The Space Systems Research group is creating innovative electric propulsion systems to make space travel more feasible, efficient and economical. These systems have a higher potential exhaust velocity than their chemical counterparts and require less fuel to reach orbit. The Space Systems Research group is home to the Ion Space Propulsion Laboratory, where the group designed and built the first bismuth-fueled Hall-Effect thruster demonstrated outside of the Soviet Union. Work continues toward a full bismuth system.

The Space Systems research also addresses the immediate challenge of integrating plasma propulsion systems into existing satellite technology. The group is developing methods and devices to improve real-time performance; they are building micro-thrusters using electron emitter arrays with self-regenerating nanotips, solving the problem of nanotip degradation and allowing an extended system lifetime.

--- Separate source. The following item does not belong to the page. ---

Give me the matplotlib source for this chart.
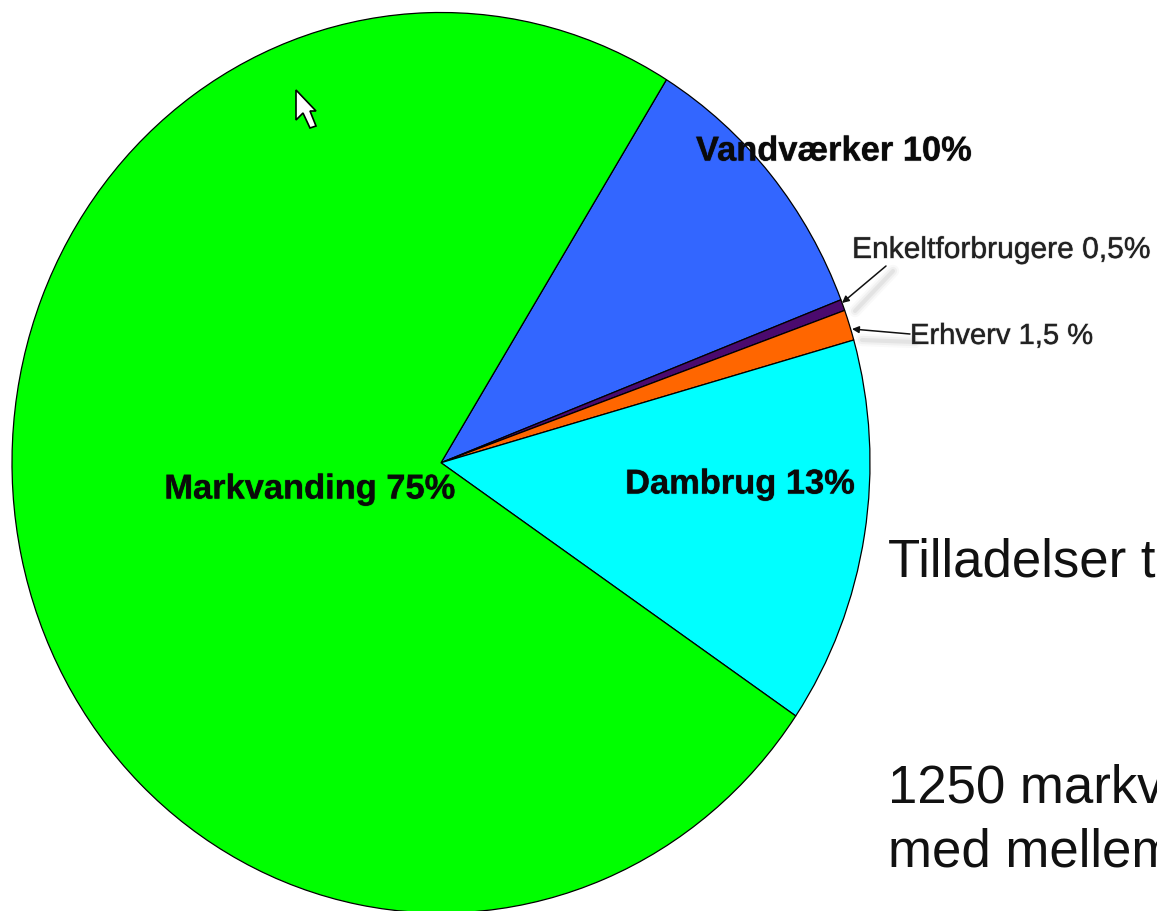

Researchers are also creating methods to identify and mitigate common issues associated with electric propulsion, with projects that investigate refractory powder metallurgy, thruster thermal modeling, magnetic field topology, electron trapping, and sputter erosion.

Faculty within the Space Systems research group intends to expand their research expertise and build a foundation of experimentalists in attitude control technology, robotics, chemical propulsion, power systems, lightweight structures, and astrodynamics. The Space Systems group is poised to shape the future of space exploration.

Sustainable Manufacturing and Design Area

The areas of Manufacturing and Design are fundamental intersections of the interdisciplinary research groups.  Manufacturing research emphasizes topics in mechanics and materials science. Current research activity is in mechanics of materials with microstructure, experimental mechanics, plasticity, wave propagation and dynamic fracture, biomechanics, micromechanics, ceramics, crashworthiness, composites, and computational mechanics.

Design research emphasizes the development of design methodologies and computer-aided design and analysis tools and the modeling and control of dynamic processes in engineering systems. Current research activity is examining feature extraction from CAD models, robust design methods, engineering acoustics and noise control, noise-vibrations-harshness, modal analysis, system modeling and identification, control systems, system dynamics, environmental issues in engineering design, and biomechanical design.